== Task description ==
Produce a word-for-word copy of the listing below without its pictures.

== Supplied information ==
— begin —

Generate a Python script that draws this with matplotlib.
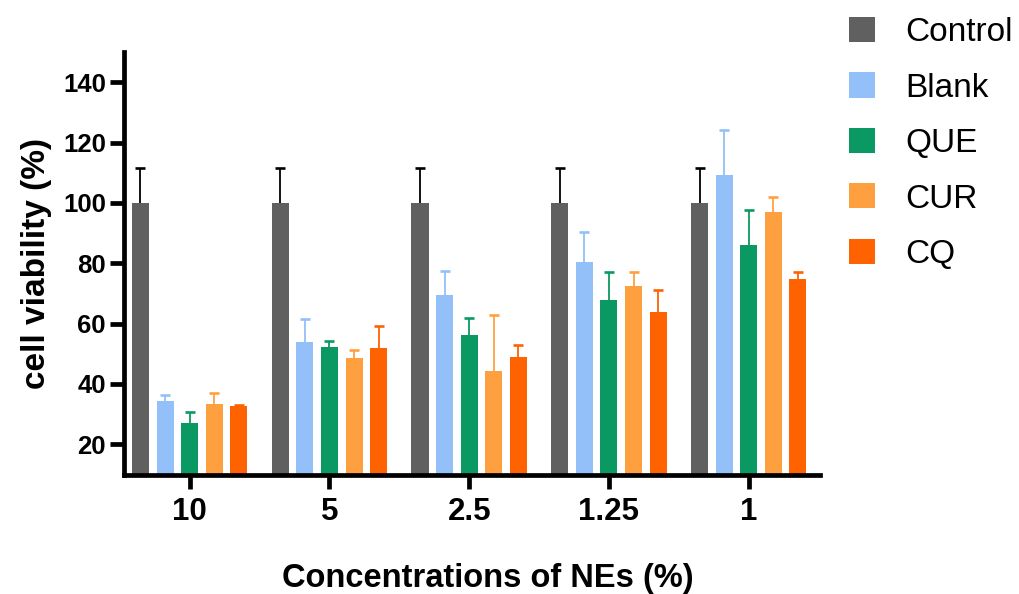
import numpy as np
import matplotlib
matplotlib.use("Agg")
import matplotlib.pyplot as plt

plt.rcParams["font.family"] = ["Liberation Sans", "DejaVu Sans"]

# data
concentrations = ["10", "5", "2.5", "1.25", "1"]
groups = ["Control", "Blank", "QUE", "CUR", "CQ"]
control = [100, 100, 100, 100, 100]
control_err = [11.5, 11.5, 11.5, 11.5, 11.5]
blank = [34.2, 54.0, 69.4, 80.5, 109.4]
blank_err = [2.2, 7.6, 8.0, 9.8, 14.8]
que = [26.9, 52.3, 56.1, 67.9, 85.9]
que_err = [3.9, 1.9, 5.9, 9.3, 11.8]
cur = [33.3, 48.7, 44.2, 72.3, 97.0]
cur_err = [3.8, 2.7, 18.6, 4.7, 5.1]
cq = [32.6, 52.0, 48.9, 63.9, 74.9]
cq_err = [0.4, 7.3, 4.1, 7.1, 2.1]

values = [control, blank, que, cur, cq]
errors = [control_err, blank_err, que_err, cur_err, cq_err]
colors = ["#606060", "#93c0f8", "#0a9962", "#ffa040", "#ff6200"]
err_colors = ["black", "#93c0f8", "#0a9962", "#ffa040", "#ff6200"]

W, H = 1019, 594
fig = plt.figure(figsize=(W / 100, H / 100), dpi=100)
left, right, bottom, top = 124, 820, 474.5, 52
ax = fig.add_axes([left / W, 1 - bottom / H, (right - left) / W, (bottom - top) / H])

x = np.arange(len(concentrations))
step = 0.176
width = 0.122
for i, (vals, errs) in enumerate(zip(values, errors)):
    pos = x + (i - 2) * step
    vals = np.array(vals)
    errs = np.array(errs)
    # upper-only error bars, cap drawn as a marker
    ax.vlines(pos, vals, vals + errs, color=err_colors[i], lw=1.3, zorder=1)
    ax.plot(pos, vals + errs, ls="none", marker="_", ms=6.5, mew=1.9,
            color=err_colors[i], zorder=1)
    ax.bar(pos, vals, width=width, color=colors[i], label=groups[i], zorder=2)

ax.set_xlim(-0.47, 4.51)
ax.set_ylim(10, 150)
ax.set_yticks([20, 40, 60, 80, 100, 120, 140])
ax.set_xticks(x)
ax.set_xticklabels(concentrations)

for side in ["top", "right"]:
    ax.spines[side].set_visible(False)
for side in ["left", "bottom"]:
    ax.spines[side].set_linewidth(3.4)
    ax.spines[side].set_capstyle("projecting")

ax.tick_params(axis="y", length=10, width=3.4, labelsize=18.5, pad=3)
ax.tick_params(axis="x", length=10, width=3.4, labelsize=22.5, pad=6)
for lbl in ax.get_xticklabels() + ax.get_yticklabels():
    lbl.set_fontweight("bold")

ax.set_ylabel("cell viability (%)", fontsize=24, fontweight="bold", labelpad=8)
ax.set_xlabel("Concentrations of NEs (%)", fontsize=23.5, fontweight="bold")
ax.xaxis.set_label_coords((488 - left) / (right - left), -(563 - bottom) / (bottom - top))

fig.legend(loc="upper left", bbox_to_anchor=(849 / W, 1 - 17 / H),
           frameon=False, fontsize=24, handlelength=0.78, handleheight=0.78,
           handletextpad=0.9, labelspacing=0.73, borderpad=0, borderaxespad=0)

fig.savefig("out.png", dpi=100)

— end —

== Full response ==
Generate a Python script that draws this with matplotlib.
import numpy as np
import matplotlib
matplotlib.use("Agg")
import matplotlib.pyplot as plt

plt.rcParams["font.family"] = ["Liberation Sans", "DejaVu Sans"]

# data
concentrations = ["10", "5", "2.5", "1.25", "1"]
groups = ["Control", "Blank", "QUE", "CUR", "CQ"]
control = [100, 100, 100, 100, 100]
control_err = [11.5, 11.5, 11.5, 11.5, 11.5]
blank = [34.2, 54.0, 69.4, 80.5, 109.4]
blank_err = [2.2, 7.6, 8.0, 9.8, 14.8]
que = [26.9, 52.3, 56.1, 67.9, 85.9]
que_err = [3.9, 1.9, 5.9, 9.3, 11.8]
cur = [33.3, 48.7, 44.2, 72.3, 97.0]
cur_err = [3.8, 2.7, 18.6, 4.7, 5.1]
cq = [32.6, 52.0, 48.9, 63.9, 74.9]
cq_err = [0.4, 7.3, 4.1, 7.1, 2.1]

values = [control, blank, que, cur, cq]
errors = [control_err, blank_err, que_err, cur_err, cq_err]
colors = ["#606060", "#93c0f8", "#0a9962", "#ffa040", "#ff6200"]
err_colors = ["black", "#93c0f8", "#0a9962", "#ffa040", "#ff6200"]

W, H = 1019, 594
fig = plt.figure(figsize=(W / 100, H / 100), dpi=100)
left, right, bottom, top = 124, 820, 474.5, 52
ax = fig.add_axes([left / W, 1 - bottom / H, (right - left) / W, (bottom - top) / H])

x = np.arange(len(concentrations))
step = 0.176
width = 0.122
for i, (vals, errs) in enumerate(zip(values, errors)):
    pos = x + (i - 2) * step
    vals = np.array(vals)
    errs = np.array(errs)
    # upper-only error bars, cap drawn as a marker
    ax.vlines(pos, vals, vals + errs, color=err_colors[i], lw=1.3, zorder=1)
    ax.plot(pos, vals + errs, ls="none", marker="_", ms=6.5, mew=1.9,
            color=err_colors[i], zorder=1)
    ax.bar(pos, vals, width=width, color=colors[i], label=groups[i], zorder=2)

ax.set_xlim(-0.47, 4.51)
ax.set_ylim(10, 150)
ax.set_yticks([20, 40, 60, 80, 100, 120, 140])
ax.set_xticks(x)
ax.set_xticklabels(concentrations)

for side in ["top", "right"]:
    ax.spines[side].set_visible(False)
for side in ["left", "bottom"]:
    ax.spines[side].set_linewidth(3.4)
    ax.spines[side].set_capstyle("projecting")

ax.tick_params(axis="y", length=10, width=3.4, labelsize=18.5, pad=3)
ax.tick_params(axis="x", length=10, width=3.4, labelsize=22.5, pad=6)
for lbl in ax.get_xticklabels() + ax.get_yticklabels():
    lbl.set_fontweight("bold")

ax.set_ylabel("cell viability (%)", fontsize=24, fontweight="bold", labelpad=8)
ax.set_xlabel("Concentrations of NEs (%)", fontsize=23.5, fontweight="bold")
ax.xaxis.set_label_coords((488 - left) / (right - left), -(563 - bottom) / (bottom - top))

fig.legend(loc="upper left", bbox_to_anchor=(849 / W, 1 - 17 / H),
           frameon=False, fontsize=24, handlelength=0.78, handleheight=0.78,
           handletextpad=0.9, labelspacing=0.73, borderpad=0, borderaxespad=0)

fig.savefig("out.png", dpi=100)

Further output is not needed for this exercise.